Why change the Hightowers instead of the Velaryons,? Given the stated reality of the situation – that the writers wanted to find roles for actors of color– it seems to us that at least that would be a better compromise because the drive for blood-purity among the Valyrians, driven by matters of magic and the deep, deep lore of the dragons that Martin has come up with, is better served if the Velaryons and the Targaryens are practically cousin families, deeply intertwined with one another, we think. But, they went the way they did, and so it goes. Steve Toussaint, who I interviewed briefly in Amsterdam does a fine job as Corlys, conveying a man of deep, even overwhelming ambition who rarely takes “No” for an answer, who has achieved all the great things he has achieved in his storied life because he always wants more. He’s also possibly the tallest member of the main cast, which you can’t help but notice – it adds a physical weight and presence to Corlys on the screen which I think works very well.

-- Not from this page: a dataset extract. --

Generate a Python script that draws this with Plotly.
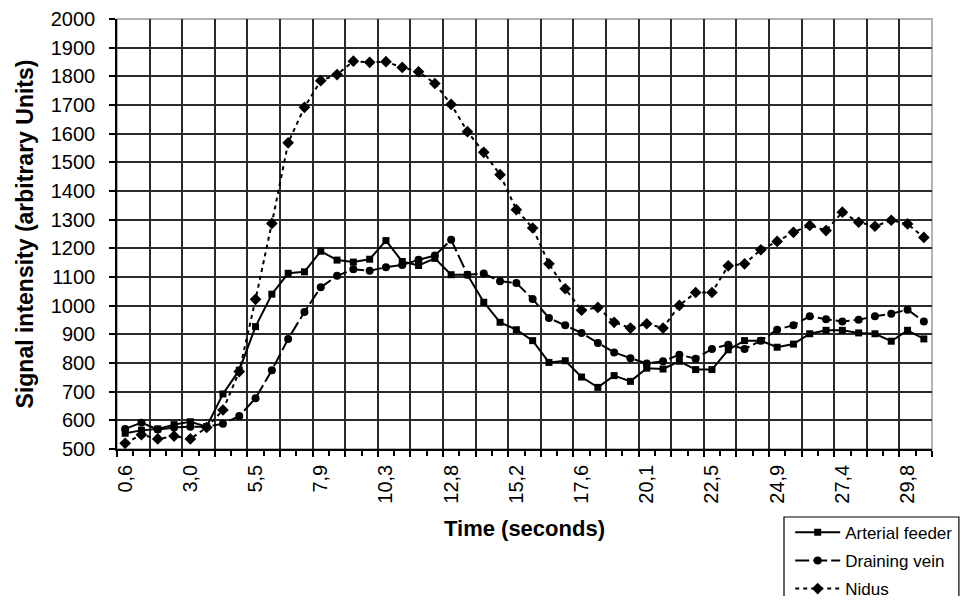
import plotly.graph_objects as go

# category index of each acquisition (50 frames)
frames = list(range(50))

# tick labels shown every 4th frame
tick_frames = [0, 4, 8, 12, 16, 20, 24, 28, 32, 36, 40, 44, 48]
tick_labels = ["0,6", "3,0", "5,5", "7,9", "10,3", "12,8", "15,2",
               "17,6", "20,1", "22,5", "24,9", "27,4", "29,8"]

arterial_feeder = [555, 565, 570, 585, 595, 578, 692, 775, 927, 1040,
                   1113, 1118, 1190, 1159, 1152, 1162, 1227, 1154, 1140, 1165,
                   1108, 1108, 1012, 942, 916, 878, 802, 808, 751, 715,
                   756, 736, 782, 779, 806, 777, 777, 846, 878, 878,
                   855, 866, 902, 914, 914, 905, 902, 876, 914, 884]

draining_vein = [570, 592, 568, 575, 578, 578, 588, 615, 677, 775,
                 884, 978, 1064, 1104, 1127, 1122, 1134, 1142, 1160, 1175,
                 1230, 1108, 1112, 1085, 1079, 1023, 957, 932, 905, 870,
                 837, 817, 798, 806, 829, 815, 849, 864, 849, 878,
                 916, 932, 963, 953, 945, 951, 963, 972, 986, 945]

nidus = [520, 550, 535, 545, 535, 575, 636, 770, 1022, 1287,
         1568, 1692, 1785, 1806, 1853, 1849, 1851, 1831, 1816, 1775,
         1702, 1607, 1535, 1457, 1335, 1271, 1146, 1059, 984, 994,
         942, 922, 937, 922, 1001, 1046, 1046, 1139, 1146, 1195,
         1224, 1256, 1280, 1262, 1326, 1291, 1277, 1298, 1285, 1238]

FONT = "Liberation Sans, Arial, sans-serif"

fig = go.Figure()
fig.add_trace(go.Scatter(
    x=frames, y=arterial_feeder, name="Arterial feeder", mode="lines+markers",
    legendgroup="a",
    line=dict(color="black", width=2),
    marker=dict(symbol="square", size=7, color="black")))
fig.add_trace(go.Scatter(
    x=frames, y=draining_vein, name="Draining vein", mode="lines+markers",
    legendgroup="b",
    line=dict(color="black", width=2, dash="14px,4px"),
    marker=dict(symbol="circle", size=8, color="black")))
fig.add_trace(go.Scatter(
    x=frames, y=nidus, name="Nidus", mode="lines+markers",
    legendgroup="c",
    line=dict(color="black", width=2, dash="4px,4px"),
    marker=dict(symbol="diamond", size=9, color="black")))

# grid lines every 2 category boundaries, labels every 4 categories
grid_vals = [v - 0.5 for v in range(0, 51, 2)]
label_map = {f - 0.5: t for f, t in zip(tick_frames, tick_labels)}
grid_text = [label_map.get(v, "") for v in grid_vals]

# the page body adds an 8px margin on every side, so the figure is made
# 16px smaller than the window to avoid any scrolling
fig.update_layout(
    width=952, height=588,
    margin=dict(l=109, r=28, t=11, b=147, autoexpand=False),
    paper_bgcolor="white", plot_bgcolor="white",
    font=dict(family=FONT, color="black", size=20),
    showlegend=True,
    legend=dict(x=0.826, y=-0.153, xanchor="left", yanchor="top",
                borderwidth=0, bgcolor="rgba(0,0,0,0)",
                traceorder="grouped", tracegroupgap=3, itemwidth=45,
                font=dict(size=17, family=FONT)),
    xaxis=dict(
        range=[-0.5, 49.5], tickmode="array", tickvals=grid_vals, ticktext=grid_text,
        tickangle=-90, ticklabelshift=8, ticks="outside", ticklen=6, tickwidth=1.5,
        tickcolor="black", showgrid=True, gridcolor="#2b2b2b", gridwidth=1.5,
        showline=True, linecolor="black", linewidth=1.5, zeroline=False,
        automargin=False,
        minor=dict(tick0=-0.5, dtick=1, ticks="outside", ticklen=5, tickwidth=1.5,
                   tickcolor="black", showgrid=False),
        title=dict(text="<b>Time (seconds)</b>", font=dict(size=22), standoff=18),
        tickfont=dict(size=20),
    ),
    yaxis=dict(
        range=[500, 2000], dtick=100, tick0=500, ticks="outside", ticklen=6,
        tickwidth=1.5, tickcolor="black", showgrid=True, gridcolor="#2b2b2b",
        gridwidth=1.5, showline=True, linecolor="black", linewidth=1.5,
        zeroline=False, automargin=False, ticklabelstandoff=10,
        title=dict(text="<b>Signal intensity (arbitrary Units)</b>", font=dict(size=23),
                   standoff=11),
        tickfont=dict(size=20),
    ),
    shapes=[
        dict(type="rect", xref="paper", yref="paper", x0=0, y0=0, x1=1, y1=1,
             line=dict(color="#9a9a9a", width=1.5), layer="below"),
        # legend frame
        dict(type="rect", xref="paper", yref="paper", x0=0.8184, x1=1.033,
             y0=-0.42, y1=-0.1581, line=dict(color="black", width=1.2),
             fillcolor="white", layer="below"),
    ],
)

fig.write_html("out.html")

In the end, the show seems to be in excellent hands. The writers clearly love the setting, filling nooks and crannies of the dialog with passing references to historical matter or certain turns of phrase pulled straight from the novels, often with no further explanation but simply helping give the sense of a world that existed before the TV show opened a window into it and will continue to exist once the show is done. Sapochnik’s direction in the first and sixth episodes is unimpeachable – the opening of episode 6 is particularly strong, in our mind, thanks to that direction – and helps set an overall style reminiscent of the cinematography of Game of Thrones but with quite a bit more saturation and vibrancy. George and HBO have found the right team, we suspect, to bring the Dance to the mass audience. Of course, we thought the same of Game of Thrones after the first season, which had its head-scratchers too but was otherwise quite faithful, so take our view with a grain of salt. Still, right now we see no reason to worry for the show thanks to the way George is deeply involved in a way that he wasn’t since the very earliest days of Game of thrones, and the fact that Ryan Condal has been a fan of the novels for longer than some Game of Thrones fans have been alive.
We suspect the show will be a hit, and it will be deservedly so. But we urge anyone reading this who has doubts because of season 8’s controversial ending to give it a try, focusing on the fact that it is a completely different creative team. It’s not reasonable, in our opinion, to blame one group of artists for something some other group of artists did. Enter the first episode with an open mind, and we suspect you’ll want to keep watching once it’s done.